* [Directive] Please transcribe the data below exactly. Leave the pictures out.

* [Information provided]
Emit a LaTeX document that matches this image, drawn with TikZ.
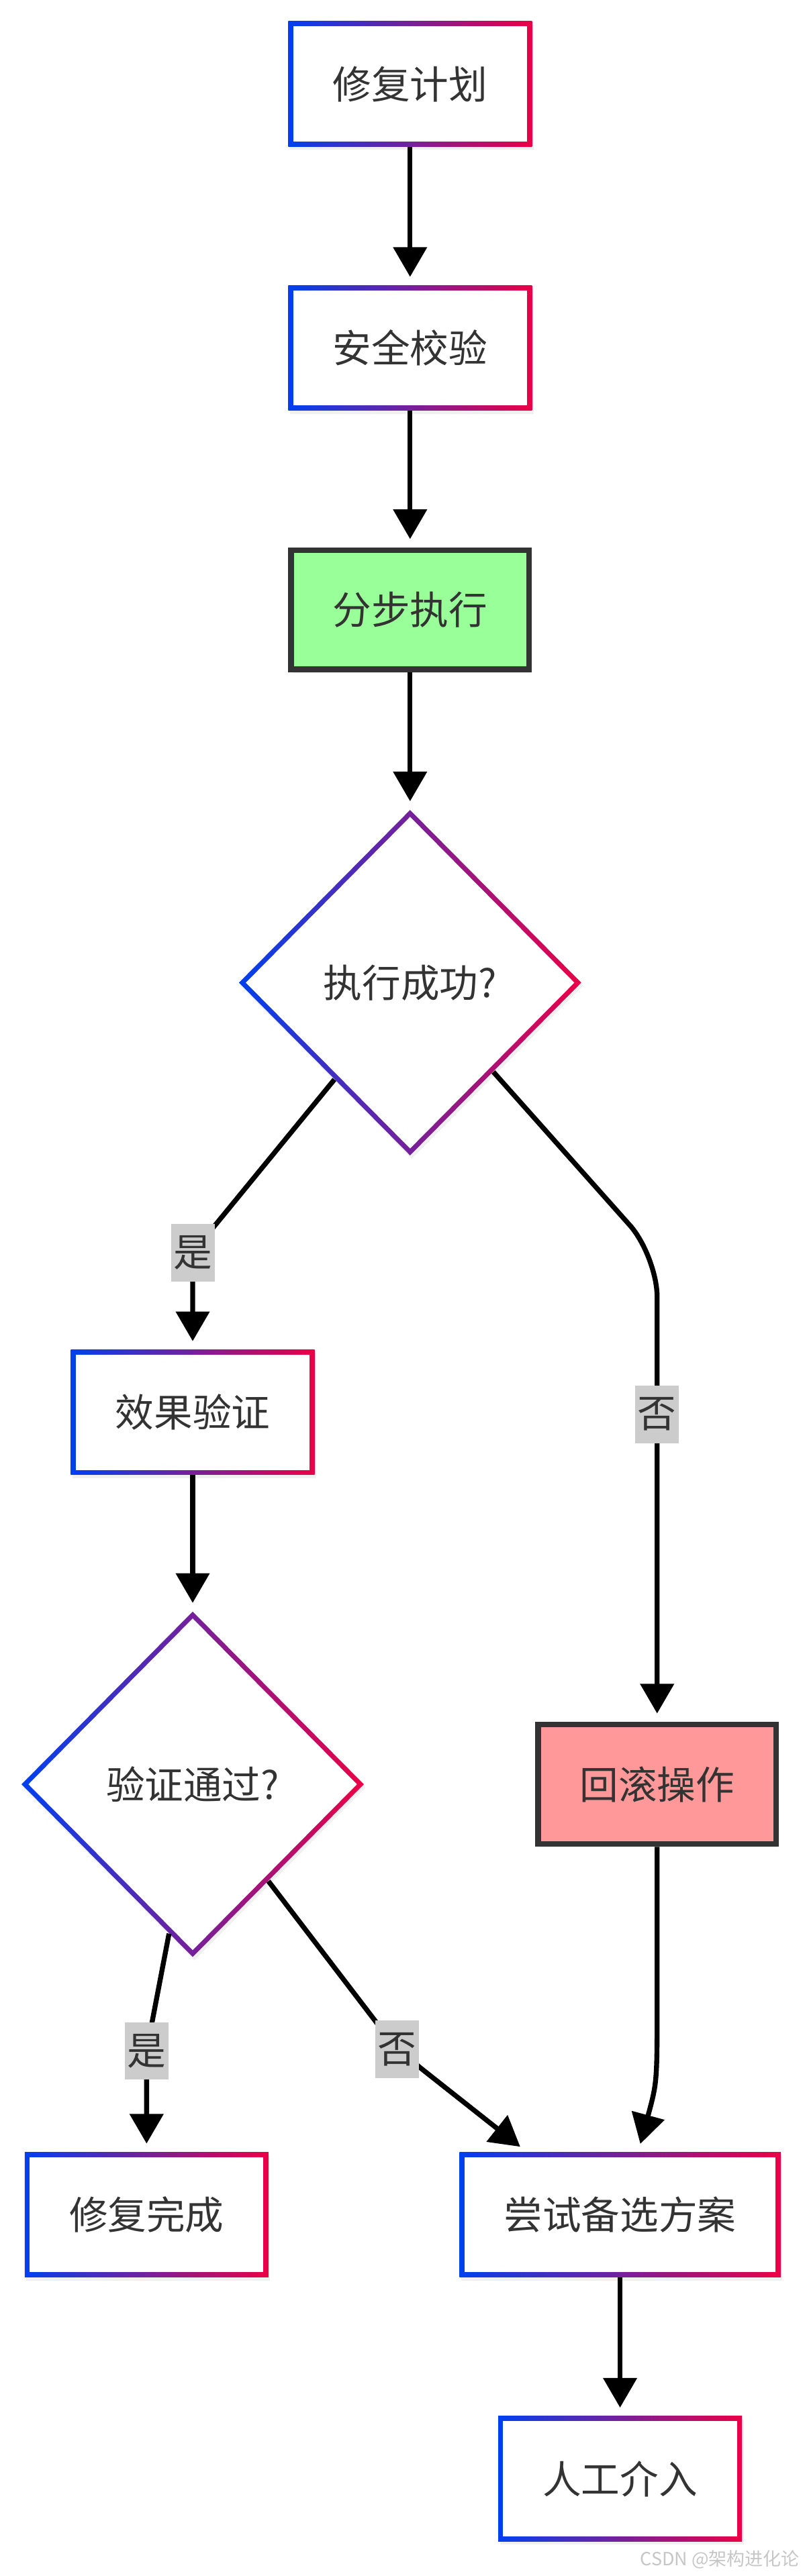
\documentclass[tikz,border=0pt]{standalone}
\usepackage{fontspec}
\setmainfont{Noto Sans CJK SC}
\usepackage{tikz}
\usetikzlibrary{shadows}
\usetikzlibrary{arrows.meta, positioning, shapes.geometric}
\definecolor{gblue}{RGB}{0,64,240}
\definecolor{gred}{RGB}{235,0,70}
\definecolor{txt}{HTML}{333333}
\definecolor{okgreen}{HTML}{99FF99}
\definecolor{badred}{HTML}{FF9999}
\definecolor{lblgray}{HTML}{CCCCCC}

\begin{document}
\begin{tikzpicture}[x=1pt, y=-1pt,
  every node/.style={text=txt, font=\fontsize{23.5}{28}\selectfont},
  gbox/.style={rectangle, minimum width=148pt, minimum height=76pt, inner sep=0pt,
    left color=gblue, right color=gred,
    drop shadow={opacity=0.12, shadow xshift=1pt, shadow yshift=-2pt},
    path picture={\fill[white] ([shift={(3pt,3pt)}]path picture bounding box.south west)
      rectangle ([shift={(-3pt,-3pt)}]path picture bounding box.north east);}},
  gdiamond/.style={diamond, minimum width=208pt, minimum height=210pt, inner sep=0pt,
    left color=gblue, right color=gred,
    drop shadow={opacity=0.12, shadow xshift=1pt, shadow yshift=-2pt},
    path picture={\fill[white] ([yshift=-4.2pt]path picture bounding box.north)
      -- ([xshift=-4.2pt]path picture bounding box.east)
      -- ([yshift=4.2pt]path picture bounding box.south)
      -- ([xshift=4.2pt]path picture bounding box.west) -- cycle;}},
  dbox/.style={rectangle, minimum width=144.5pt, minimum height=72.5pt, inner sep=0pt,
    draw=txt, line width=3.5pt,
    drop shadow={opacity=0.12, shadow xshift=1pt, shadow yshift=-2pt}},
  lbl/.style={rectangle, sharp corners, fill=lblgray, inner xsep=1.5pt, inner ysep=0pt,
    minimum height=35pt},
  arr/.style={line width=3pt, -{Triangle[width=20pt, length=18pt]}, shorten >=5pt}]
  \useasboundingbox (0,0) rectangle (490,1565);
  % main column
  \node[gbox] (plan) at (249,51) {修复计划};
  \node[gbox] (check) [below = 84pt of plan] {安全校验};
  \node[dbox, fill=okgreen] (exec) at (249,370.5) {分步执行};
  \node[gdiamond] (ok) at (249,597) {执行成功?};
  % two branches
  \node[gbox] (verify) at (117,858) {效果验证};
  \node[gdiamond] (pass) at (117,1084) {验证通过?};
  \node[dbox, fill=badred] (rollback) at (399,1084) {回滚操作};
  \node[gbox] (done) at (89,1345.5) {修复完成};
  \node[gbox, minimum width=195pt] (alt) at (376.5,1345.5) {尝试备选方案};
  \node[gbox] (manual) [below = 84pt of alt] {人工介入};
  \draw[arr] (plan) -- (check);
  \draw[arr] (check) -- (exec);
  \draw[arr] (exec) -- (ok);
  \draw[arr, rounded corners=18pt] (ok.232) -- (117,761) node[lbl] (yes1) {是} -- (verify);
  \draw[arr, rounded corners=25pt] (ok.313) -- (399,763) -- node[lbl, pos=0.34] (no1) {否} (rollback);
  \draw[arr] (verify) -- (pass);
  \draw[arr, rounded corners=12pt] (pass.261) -- (89,1246) node[lbl] (yes2) {是} -- (done);
  \draw[arr, rounded corners=20pt] (pass.308) -- (241,1245) node[lbl] (no2) {否} -- ([xshift=41pt]alt.north west);
  \draw[arr] (rollback) -- (399,1215) .. controls (399,1265) .. ([xshift=11pt]alt.north);
  \draw[arr] (alt) -- (manual);
  \node[anchor=south east, text=gray!45, font=\fontsize{11}{13}\selectfont] (mark) at (489,1564) {CSDN @架构进化论};
\end{tikzpicture}
\end{document}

* [Finished task]
Emit a LaTeX document that matches this image, drawn with TikZ.
\documentclass[tikz,border=0pt]{standalone}
\usepackage{fontspec}
\setmainfont{Noto Sans CJK SC}
\usepackage{tikz}
\usetikzlibrary{shadows}
\usetikzlibrary{arrows.meta, positioning, shapes.geometric}
\definecolor{gblue}{RGB}{0,64,240}
\definecolor{gred}{RGB}{235,0,70}
\definecolor{txt}{HTML}{333333}
\definecolor{okgreen}{HTML}{99FF99}
\definecolor{badred}{HTML}{FF9999}
\definecolor{lblgray}{HTML}{CCCCCC}

\begin{document}
\begin{tikzpicture}[x=1pt, y=-1pt,
  every node/.style={text=txt, font=\fontsize{23.5}{28}\selectfont},
  gbox/.style={rectangle, minimum width=148pt, minimum height=76pt, inner sep=0pt,
    left color=gblue, right color=gred,
    drop shadow={opacity=0.12, shadow xshift=1pt, shadow yshift=-2pt},
    path picture={\fill[white] ([shift={(3pt,3pt)}]path picture bounding box.south west)
      rectangle ([shift={(-3pt,-3pt)}]path picture bounding box.north east);}},
  gdiamond/.style={diamond, minimum width=208pt, minimum height=210pt, inner sep=0pt,
    left color=gblue, right color=gred,
    drop shadow={opacity=0.12, shadow xshift=1pt, shadow yshift=-2pt},
    path picture={\fill[white] ([yshift=-4.2pt]path picture bounding box.north)
      -- ([xshift=-4.2pt]path picture bounding box.east)
      -- ([yshift=4.2pt]path picture bounding box.south)
      -- ([xshift=4.2pt]path picture bounding box.west) -- cycle;}},
  dbox/.style={rectangle, minimum width=144.5pt, minimum height=72.5pt, inner sep=0pt,
    draw=txt, line width=3.5pt,
    drop shadow={opacity=0.12, shadow xshift=1pt, shadow yshift=-2pt}},
  lbl/.style={rectangle, sharp corners, fill=lblgray, inner xsep=1.5pt, inner ysep=0pt,
    minimum height=35pt},
  arr/.style={line width=3pt, -{Triangle[width=20pt, length=18pt]}, shorten >=5pt}]
  \useasboundingbox (0,0) rectangle (490,1565);
  % main column
  \node[gbox] (plan) at (249,51) {修复计划};
  \node[gbox] (check) [below = 84pt of plan] {安全校验};
  \node[dbox, fill=okgreen] (exec) at (249,370.5) {分步执行};
  \node[gdiamond] (ok) at (249,597) {执行成功?};
  % two branches
  \node[gbox] (verify) at (117,858) {效果验证};
  \node[gdiamond] (pass) at (117,1084) {验证通过?};
  \node[dbox, fill=badred] (rollback) at (399,1084) {回滚操作};
  \node[gbox] (done) at (89,1345.5) {修复完成};
  \node[gbox, minimum width=195pt] (alt) at (376.5,1345.5) {尝试备选方案};
  \node[gbox] (manual) [below = 84pt of alt] {人工介入};
  \draw[arr] (plan) -- (check);
  \draw[arr] (check) -- (exec);
  \draw[arr] (exec) -- (ok);
  \draw[arr, rounded corners=18pt] (ok.232) -- (117,761) node[lbl] (yes1) {是} -- (verify);
  \draw[arr, rounded corners=25pt] (ok.313) -- (399,763) -- node[lbl, pos=0.34] (no1) {否} (rollback);
  \draw[arr] (verify) -- (pass);
  \draw[arr, rounded corners=12pt] (pass.261) -- (89,1246) node[lbl] (yes2) {是} -- (done);
  \draw[arr, rounded corners=20pt] (pass.308) -- (241,1245) node[lbl] (no2) {否} -- ([xshift=41pt]alt.north west);
  \draw[arr] (rollback) -- (399,1215) .. controls (399,1265) .. ([xshift=11pt]alt.north);
  \draw[arr] (alt) -- (manual);
  \node[anchor=south east, text=gray!45, font=\fontsize{11}{13}\selectfont] (mark) at (489,1564) {CSDN @架构进化论};
\end{tikzpicture}
\end{document}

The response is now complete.